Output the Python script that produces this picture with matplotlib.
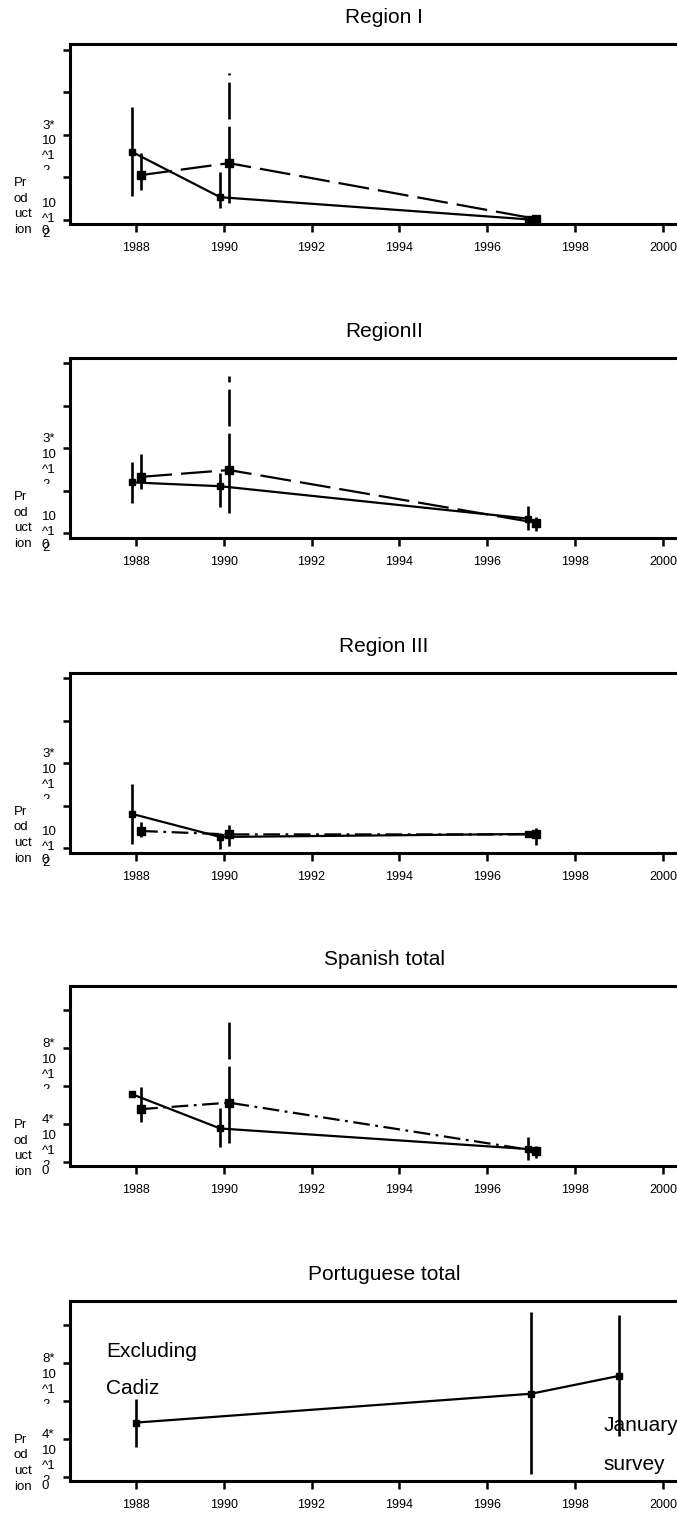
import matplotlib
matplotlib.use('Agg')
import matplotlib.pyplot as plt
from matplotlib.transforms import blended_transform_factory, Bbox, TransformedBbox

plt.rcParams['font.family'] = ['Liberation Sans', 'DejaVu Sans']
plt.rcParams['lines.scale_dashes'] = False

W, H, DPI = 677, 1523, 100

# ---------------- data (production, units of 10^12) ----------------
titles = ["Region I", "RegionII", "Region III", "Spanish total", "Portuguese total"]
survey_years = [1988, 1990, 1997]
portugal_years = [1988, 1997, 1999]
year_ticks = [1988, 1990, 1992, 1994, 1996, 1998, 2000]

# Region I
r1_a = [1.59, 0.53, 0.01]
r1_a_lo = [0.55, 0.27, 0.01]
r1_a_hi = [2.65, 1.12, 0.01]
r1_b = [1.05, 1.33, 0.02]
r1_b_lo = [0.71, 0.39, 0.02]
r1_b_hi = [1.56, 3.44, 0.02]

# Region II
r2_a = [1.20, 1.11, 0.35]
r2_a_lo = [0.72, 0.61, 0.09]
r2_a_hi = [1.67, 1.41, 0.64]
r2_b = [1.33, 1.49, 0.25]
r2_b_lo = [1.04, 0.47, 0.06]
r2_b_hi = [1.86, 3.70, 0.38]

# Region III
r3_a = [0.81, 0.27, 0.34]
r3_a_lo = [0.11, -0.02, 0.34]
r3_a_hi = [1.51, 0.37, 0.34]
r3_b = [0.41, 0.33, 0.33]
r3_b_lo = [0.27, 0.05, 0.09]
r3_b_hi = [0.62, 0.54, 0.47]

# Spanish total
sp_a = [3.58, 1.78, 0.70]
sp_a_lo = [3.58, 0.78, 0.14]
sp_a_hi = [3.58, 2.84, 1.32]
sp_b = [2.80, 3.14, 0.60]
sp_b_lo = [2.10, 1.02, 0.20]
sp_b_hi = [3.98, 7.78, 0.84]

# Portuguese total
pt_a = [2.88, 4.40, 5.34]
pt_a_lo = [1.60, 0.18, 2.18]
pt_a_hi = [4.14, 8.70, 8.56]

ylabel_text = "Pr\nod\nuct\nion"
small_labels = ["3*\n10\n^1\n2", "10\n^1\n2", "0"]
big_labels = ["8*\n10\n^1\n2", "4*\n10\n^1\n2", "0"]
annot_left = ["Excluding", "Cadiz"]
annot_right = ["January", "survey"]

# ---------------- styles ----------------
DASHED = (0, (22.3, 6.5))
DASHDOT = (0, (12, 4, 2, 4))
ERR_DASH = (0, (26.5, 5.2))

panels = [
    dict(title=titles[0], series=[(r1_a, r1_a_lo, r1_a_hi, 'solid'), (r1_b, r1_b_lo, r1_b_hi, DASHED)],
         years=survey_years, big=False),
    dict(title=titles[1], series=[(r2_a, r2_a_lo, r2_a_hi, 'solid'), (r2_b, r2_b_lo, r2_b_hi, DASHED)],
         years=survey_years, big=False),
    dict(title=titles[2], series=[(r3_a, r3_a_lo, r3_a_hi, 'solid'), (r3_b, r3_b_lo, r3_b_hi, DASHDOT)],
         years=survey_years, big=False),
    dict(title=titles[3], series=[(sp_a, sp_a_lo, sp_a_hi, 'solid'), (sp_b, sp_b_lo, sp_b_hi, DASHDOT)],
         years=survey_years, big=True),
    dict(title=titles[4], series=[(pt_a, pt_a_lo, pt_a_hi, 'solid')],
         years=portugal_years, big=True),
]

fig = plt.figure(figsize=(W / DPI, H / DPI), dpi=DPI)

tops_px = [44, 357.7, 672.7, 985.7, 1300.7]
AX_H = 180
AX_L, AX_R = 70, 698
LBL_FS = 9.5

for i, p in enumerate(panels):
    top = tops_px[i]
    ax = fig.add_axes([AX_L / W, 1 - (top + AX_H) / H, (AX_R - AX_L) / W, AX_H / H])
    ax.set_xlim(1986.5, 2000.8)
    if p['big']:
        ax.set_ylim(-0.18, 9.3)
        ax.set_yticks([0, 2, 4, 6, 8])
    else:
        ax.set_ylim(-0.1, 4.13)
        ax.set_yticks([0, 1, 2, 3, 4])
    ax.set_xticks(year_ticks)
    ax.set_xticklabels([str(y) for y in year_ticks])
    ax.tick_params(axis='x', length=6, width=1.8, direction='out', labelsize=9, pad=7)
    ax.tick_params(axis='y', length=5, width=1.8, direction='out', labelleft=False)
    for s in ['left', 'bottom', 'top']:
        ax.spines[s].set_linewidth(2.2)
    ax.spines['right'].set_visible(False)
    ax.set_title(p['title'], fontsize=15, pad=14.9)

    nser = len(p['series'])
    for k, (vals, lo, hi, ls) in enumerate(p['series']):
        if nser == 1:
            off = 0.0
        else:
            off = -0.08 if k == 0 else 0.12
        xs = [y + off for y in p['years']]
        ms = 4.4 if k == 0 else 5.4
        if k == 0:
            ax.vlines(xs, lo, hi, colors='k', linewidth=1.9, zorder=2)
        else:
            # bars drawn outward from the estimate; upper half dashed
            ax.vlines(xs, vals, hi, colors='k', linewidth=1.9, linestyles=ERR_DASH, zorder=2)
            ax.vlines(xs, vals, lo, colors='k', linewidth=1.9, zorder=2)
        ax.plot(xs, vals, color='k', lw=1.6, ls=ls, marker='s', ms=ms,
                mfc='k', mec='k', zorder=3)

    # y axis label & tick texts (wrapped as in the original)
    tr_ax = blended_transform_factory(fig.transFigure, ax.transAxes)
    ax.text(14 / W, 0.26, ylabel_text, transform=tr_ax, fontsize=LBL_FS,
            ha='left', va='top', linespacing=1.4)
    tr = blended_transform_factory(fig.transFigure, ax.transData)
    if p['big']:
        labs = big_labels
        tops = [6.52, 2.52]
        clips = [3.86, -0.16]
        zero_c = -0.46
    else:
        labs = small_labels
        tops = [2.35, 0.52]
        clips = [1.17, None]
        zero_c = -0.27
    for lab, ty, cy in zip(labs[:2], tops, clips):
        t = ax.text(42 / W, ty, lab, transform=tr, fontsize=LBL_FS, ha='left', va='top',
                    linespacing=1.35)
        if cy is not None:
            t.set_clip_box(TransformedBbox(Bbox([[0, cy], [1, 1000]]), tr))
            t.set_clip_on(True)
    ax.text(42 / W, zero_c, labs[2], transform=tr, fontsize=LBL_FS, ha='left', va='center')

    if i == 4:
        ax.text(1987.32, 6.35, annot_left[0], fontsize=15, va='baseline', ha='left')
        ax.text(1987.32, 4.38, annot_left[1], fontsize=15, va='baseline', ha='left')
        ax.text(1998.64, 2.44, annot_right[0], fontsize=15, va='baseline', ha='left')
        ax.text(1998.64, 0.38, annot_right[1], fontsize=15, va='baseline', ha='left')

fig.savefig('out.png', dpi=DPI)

■ **Task statement**
Everything from the top line of the data down to and including the line with "r3_b_hi = [0.62, 0.54, 0.47]" is to be copied, except the pictures.

■ **Answer to this exercise**
Output the Python script that produces this picture with matplotlib.
import matplotlib
matplotlib.use('Agg')
import matplotlib.pyplot as plt
from matplotlib.transforms import blended_transform_factory, Bbox, TransformedBbox

plt.rcParams['font.family'] = ['Liberation Sans', 'DejaVu Sans']
plt.rcParams['lines.scale_dashes'] = False

W, H, DPI = 677, 1523, 100

# ---------------- data (production, units of 10^12) ----------------
titles = ["Region I", "RegionII", "Region III", "Spanish total", "Portuguese total"]
survey_years = [1988, 1990, 1997]
portugal_years = [1988, 1997, 1999]
year_ticks = [1988, 1990, 1992, 1994, 1996, 1998, 2000]

# Region I
r1_a = [1.59, 0.53, 0.01]
r1_a_lo = [0.55, 0.27, 0.01]
r1_a_hi = [2.65, 1.12, 0.01]
r1_b = [1.05, 1.33, 0.02]
r1_b_lo = [0.71, 0.39, 0.02]
r1_b_hi = [1.56, 3.44, 0.02]

# Region II
r2_a = [1.20, 1.11, 0.35]
r2_a_lo = [0.72, 0.61, 0.09]
r2_a_hi = [1.67, 1.41, 0.64]
r2_b = [1.33, 1.49, 0.25]
r2_b_lo = [1.04, 0.47, 0.06]
r2_b_hi = [1.86, 3.70, 0.38]

# Region III
r3_a = [0.81, 0.27, 0.34]
r3_a_lo = [0.11, -0.02, 0.34]
r3_a_hi = [1.51, 0.37, 0.34]
r3_b = [0.41, 0.33, 0.33]
r3_b_lo = [0.27, 0.05, 0.09]
r3_b_hi = [0.62, 0.54, 0.47]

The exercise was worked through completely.